BERLIN (AP) -- Daimler AG earned euro1.05 billion ($1.4 billion) in the fourth quarter as revenue rose by nearly a quarter -- capping a year in which a recovering global market and strong Chinese and U.S. demand helped the German car maker rocket back into the black.
The October-December earnings reported Wednesday contrasted with a loss of euro348 million a year earlier -- but they also came in short of analysts' forecasts, causing Daimler's shares to slide 3.3 percent to euro54.13 in Frankfurt trading.
Earnings per share, which were expected to reach euro1.25, came in at euro0.99.
The maker of Mercedes-Benz cars and trucks saw revenues rise 24 percent to euro26.4 billion from euro21.32 billion, slightly above expectations.
Full-year net earnings rebounded to a euro4.5 billion profit from a 2009 loss of euro2.64 billion, on revenues that also rose 24 percent to euro97.8 billion from euro78.9 billion.
Earnings before interest and taxes were euro7.27 billion for the full year, compared with a loss of euro1.51 billion in 2009 and in line with Daimler's forecast of more than euro7 billion.
The company said it plans a dividend of euro1.85 per share this year after foregoing a dividend payment for 2009.
"Daimler managed an excellent comeback last year," CEO Dieter Zetsche said.
"Our goal now is to maintain the level we have reached over the long term and to further improve it wherever possible," he added. We have the right products, technologies and strategies to do so."
Daimler, which is based in Stuttgart, expects revenue to grow at "a more moderate rate" this year and EBIT, or pre-tax earnings, to come in "significantly in excess" of the 2010 level.
The company said it expects high spending this year on new products and technologies and to penetrate new markets, as well as rising prices for oil and raw materials in the wake of the global economic upturn.

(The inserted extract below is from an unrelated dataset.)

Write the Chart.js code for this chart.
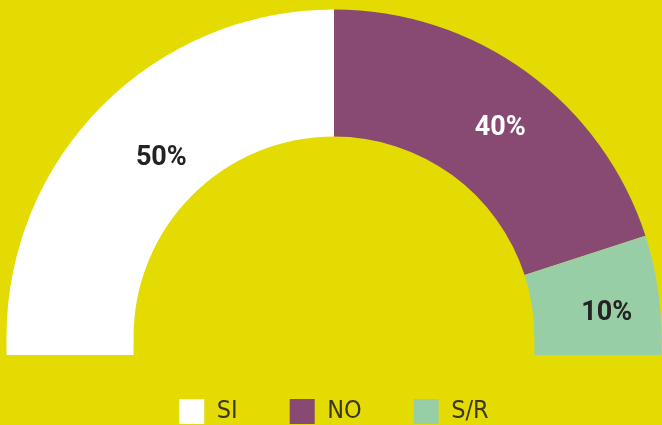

It said exchange-rate volatility likely will remain high, but the company already has largely hedged the resulting risks for this year.
The net liquidity of Daimler's industrial business was euro11.9 billion at the end of the year, euro4.7 billion higher than a year earlier -- cash that the company appears keen to hold on to at least in the short term.
"We are still in a very volatile situation," Chief Financial Officer Bodo Uebber said at a news conference. "So I think it is beneficial for the moment to sit on this liquidity and keep it in the company."
Uebber wasn't forthcoming on the future of Daimler's stake in European Aeronautic Defence & Space Co., the parent company of aircraft manufacturer Airbus. It holds 22.5 percent of the voting rights and 15 percent of the equity.
He noted that the existing share structure was extended in principle through 2012 a year ago, but said there will have to be discussion of a "long-term oriented" structure that is "sustainable and balanced."
Uebber said Daimler intends to keep the "industrial leadership" on the German side of the consortium, but wouldn't elaborate on what that means for its holding.